Deputy Warden John Lowe provided some background on the fundraising efforts.

“The United Way campaign is an annual event for the ADC,” Lowe said. “All units are challenged to carry out the campaign challenge. This year some interest was expressed by the inmates in joining the campaign.”

Lowe said that the Inmate Council has traditionally raised funds to purchase entertainment items like DVDs, and recreational equipment.

“They added this year something to give back to the community,” Lowe said. “The idea appealed to a lot of them. They are allowed to purchase food materials and they used their purchases to prepare food items such as polish sausage and French fries, popcorn, sandwiches and pizzas. The pizzas went over really well here. The proceeds they raised went into an account maintained under strict accounting procedures by the ADC.”

Lowe said that the prison staff were significant participants in the purchase of the items prepared by the inmates.

Shea Wilson, ADC communications administrator, said that giving to the United Way was one of only a few options open to those wanting to give back who are living behind bars.

“These inmates, they feel like they want to do something positive and there are not a lot of ways to do so because they are locked up here,” Wilson said. “For those who want to help, it is important for us to support them because it will hopefully lead to a more successful integration back into society for those who will be getting out.
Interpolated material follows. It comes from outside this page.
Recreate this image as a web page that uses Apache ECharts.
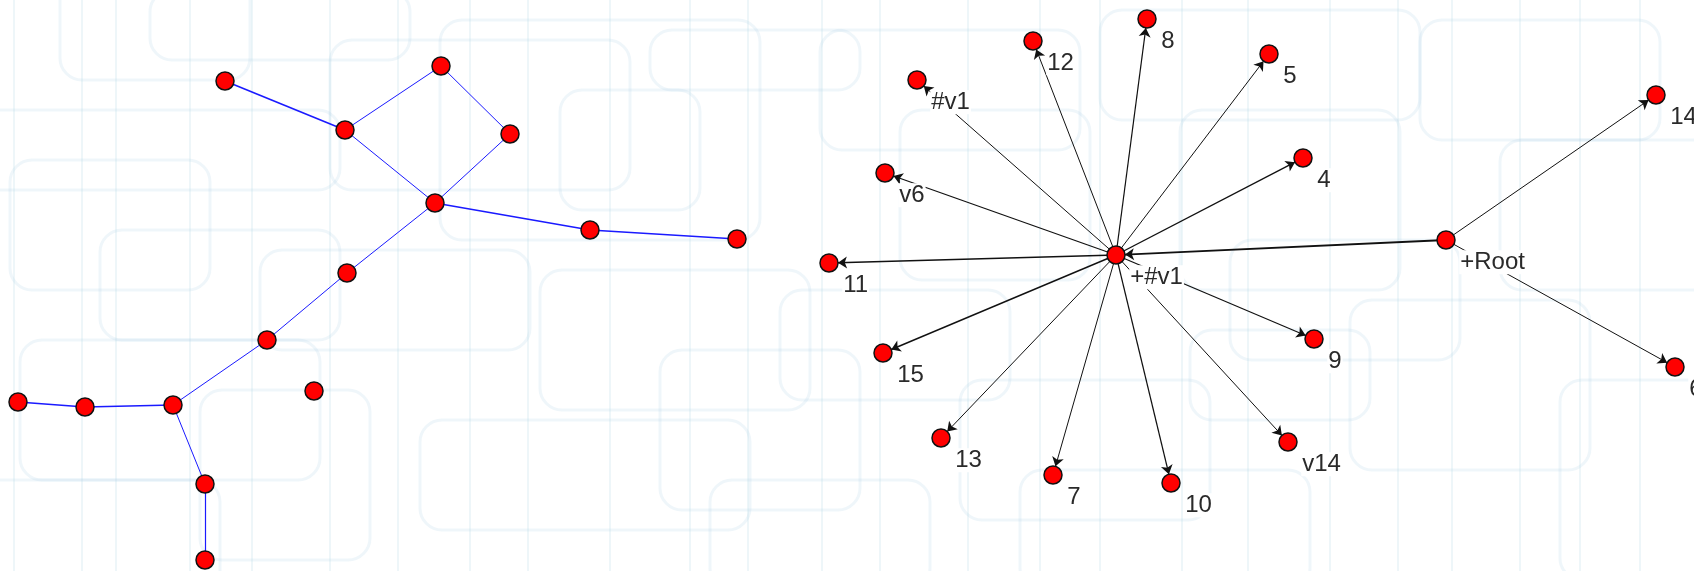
<!DOCTYPE html>
<html>
<head>
<meta charset="utf-8">
<script src="https://cdn.jsdelivr.net/npm/echarts@6/dist/echarts.min.js"></script>
<style>
  html, body { margin: 0; padding: 0; background: #fff; }
  #graph { width: 1694px; height: 571px; }
</style>
</head>
<body>
<div id="graph"></div>
<script>
const chart = echarts.init(document.getElementById("graph"));

// left graph (undirected, blue edges, no labels)
const treeNames = ["t1", "t2", "t3", "t4", "t5", "t6", "t7", "t8", "t9", "t10", "t11", "t12", "t13", "t14", "t15"];
const treeX = [225, 441, 345, 510, 435, 590, 737, 347, 267, 314, 18, 85, 173, 205, 205];
const treeY = [81, 66, 130, 134, 203, 230, 239, 273, 340, 391, 402, 407, 405, 484, 560];
const treeLinks = [
  ["t1", "t3", 1.6], ["t3", "t2", 1], ["t2", "t4", 1], ["t3", "t5", 1],
  ["t4", "t5", 1], ["t5", "t6", 1.6], ["t6", "t7", 1.6], ["t5", "t8", 1],
  ["t8", "t9", 1], ["t9", "t13", 1], ["t11", "t12", 1.6], ["t12", "t13", 1.6],
  ["t13", "t14", 1], ["t14", "t15", 1.2]
];

// right graph (directed, black edges, labelled)
const starNames = ["+#v1", "8", "12", "5", "#v1", "14", "4", "v6", "+Root", "11", "9", "15", "6", "13", "v14", "7", "10"];
const starX = [1116, 1147, 1033, 1269, 917, 1656, 1303, 885, 1446, 829, 1314, 883, 1675, 941, 1288, 1053, 1171];
const starY = [255, 19, 41, 54, 80, 95, 158, 173, 240, 263, 339, 353, 367, 438, 442, 475, 483];
const starLinks = [
  ["+#v1", "8", 1.2], ["+#v1", "12", 1], ["+#v1", "5", 1], ["+#v1", "#v1", 1],
  ["+#v1", "4", 1.4], ["+#v1", "v6", 1.2], ["+#v1", "11", 1.6], ["+#v1", "9", 1.2],
  ["+#v1", "15", 1.4], ["+#v1", "13", 1], ["+#v1", "v14", 1], ["+#v1", "7", 1],
  ["+#v1", "10", 1.2], ["+Root", "+#v1", 1.8], ["+Root", "14", 1], ["+Root", "6", 1]
];

// faint wallpaper behind the graphs
const bgStroke = "rgba(176, 212, 228, 0.2)";
const bgRects = [
  [60, -30, 190, 110], [150, -10, 260, 70], [330, 40, 300, 150], [-20, 110, 360, 80],
  [10, 160, 200, 130], [100, 230, 240, 110], [440, 20, 320, 220], [560, 90, 140, 120],
  [650, 30, 210, 60], [20, 340, 300, 140], [200, 390, 170, 170], [-30, 480, 250, 120],
  [260, 250, 270, 100], [540, 270, 270, 140], [420, 420, 330, 110], [660, 350, 200, 160],
  [820, 30, 260, 120], [900, 110, 190, 170], [780, 290, 230, 110], [960, 380, 250, 140],
  [1100, 10, 320, 110], [1180, 110, 220, 180], [1230, 240, 230, 120], [1350, 300, 240, 170],
  [1420, 20, 240, 120], [1500, 140, 230, 150], [1560, 380, 180, 200], [1020, 470, 290, 120],
  [1190, 330, 180, 90], [710, 480, 220, 110]
];
const bgLines = [14, 82, 116, 190, 252, 330, 398, 470, 528, 610, 690, 748, 822, 880, 968, 1040, 1100, 1182, 1248, 1330, 1398, 1452, 1520, 1580, 1640];

const graphics = [];
bgRects.forEach(function (r) {
  graphics.push({
    type: "rect", silent: true, z: -10,
    shape: { x: r[0], y: r[1], width: r[2], height: r[3], r: 22 },
    style: { fill: "none", stroke: bgStroke, lineWidth: 3 }
  });
});
bgLines.forEach(function (x) {
  graphics.push({
    type: "line", silent: true, z: -10,
    shape: { x1: x, y1: 0, x2: x, y2: 571 },
    style: { stroke: "rgba(176, 212, 228, 0.22)", lineWidth: 2 }
  });
});

function nodes(names, xs, ys, showLabel) {
  return names.map(function (n, i) {
    return { name: n, value: [xs[i], ys[i]], label: { show: showLabel } };
  });
}
function links(list, color) {
  return list.map(function (l) {
    return { source: l[0], target: l[1], lineStyle: { width: l[2], color: color } };
  });
}

const nodeStyle = { color: "#ff0000", borderColor: "#111", borderWidth: 1.5 };

const option = {
  animation: false,
  backgroundColor: "#ffffff",
  graphic: graphics,
  grid: { left: 0, right: 0, top: 0, bottom: 0 },
  xAxis: { type: "value", min: 0, max: 1694, show: false },
  yAxis: { type: "value", min: 0, max: 571, inverse: true, show: false },
  series: [
    {
      type: "graph",
      coordinateSystem: "cartesian2d",
      symbol: "circle",
      symbolSize: 18,
      itemStyle: nodeStyle,
      edgeSymbol: ["none", "none"],
      data: nodes(treeNames, treeX, treeY, false),
      links: links(treeLinks, "#1a1aff"),
      lineStyle: { opacity: 1 },
      emphasis: { disabled: true }
    },
    {
      type: "graph",
      coordinateSystem: "cartesian2d",
      symbol: "circle",
      symbolSize: 18,
      itemStyle: nodeStyle,
      edgeSymbol: ["none", "arrow"],
      edgeSymbolSize: 9,
      data: nodes(starNames, starX, starY, true),
      links: links(starLinks, "#111"),
      lineStyle: { opacity: 1 },
      label: {
        show: true,
        position: [23, 20],
        fontFamily: "Liberation Sans",
        fontSize: 24,
        lineHeight: 24,
        color: "#2a2a2a",
        backgroundColor: "#ffffff",
        padding: [0, 1]
      },
      emphasis: { disabled: true }
    }
  ]
};

chart.setOption(option);

window.addEventListener("resize", function () {
  chart.resize();
});
</script>
</body>
</html>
By taking part in this they have made an investment in the community and have a stake in it.”

Lowe said that he broke the staff up into four shifts as well as a utility shift and an administrative support shift for fundraising purposes and gave each a goal of $1,000.
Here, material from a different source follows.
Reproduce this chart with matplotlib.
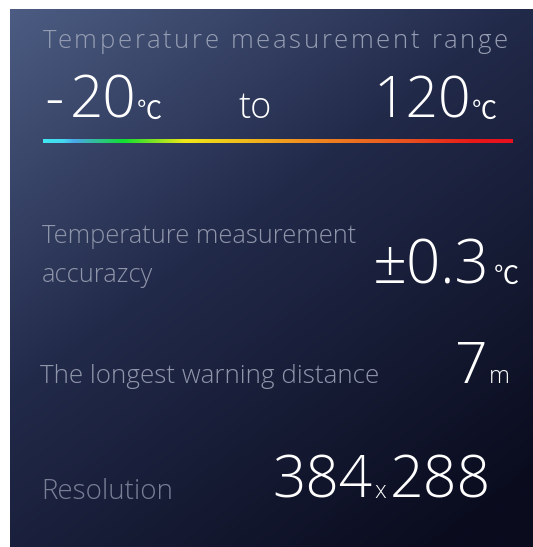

“Our A shift raised $1,166; the B shift raised $1,274; the C shift raised $698; utility shift raised $605; and administrative support raised $854,” Lowe said. “That’s pretty good for our little 500 person unit here.”

United Way

Martin expressed her delight at finding a group of inmates who are dedicated to doing what they can for the wider community that surrounds them.

“I think it’s awesome to see residents of Jefferson County who too often are not thought of as residents rise to the occasion like this,” Martin said. “For thinking to recognize and make a difference in the lives of people in the community speaks of the caliber of these people and of their compassion.”

“I am also thankful for the employees and staff who were challenged and who also rose to the occasion,” Martin said.

Caldwell addressed the inmates.

“Guys, we can’t tell you how moved we are by what you’ve done here,” Caldwell said. “Words can hardly capture what I am feeling right now. For all of the negative stuff that’s said about Pine Bluff it is one of the most consistent United Way communities in the state and is the strongest in the state as far as fundraising goes.”

Martin also offered thanks.

“Today we’ve got another group of individuals who are making a difference,” Martin said. “You all made the decision to give back to individuals who aren’t here with you. So many times individuals who made a mistake in life aren’t given an opportunity for a second chance and aren’t allowed to do what they can to help others. You all had both of those opportunities. The staff here didn’t have to let you take part in the fundraising but they did.”

Council sponsors

Lowe introduced the staff members who worked most closely with the inmates in their fundraising efforts.

Inmate Council sponsor Scott Simmons said that the whole process was important for the men involved.

“It’s important for all of them to be good stewards to their environment,” Simmons said.

Council sponsor Lewatis Garrett said that he and Simmons coordinated and planned the various fundraisers, including supervising the making of pizzas and inspecting them after they were made.

“They made 16 inch pizzas and sold them for $10 each,” Garrett said. “The people who bought the pizzas knew what the money was going to and were very enthusiastic.”

Fall Campaign update

Caldwell said that the fall fundraising United Way campaign is 52 percent towards its target of $1,280,000, having raised $665,412 as of Thursday.

“What we experienced here today is really good news for the campaign and so far we’ve only had good news,” Caldwell said. “It’s looking good at this point.”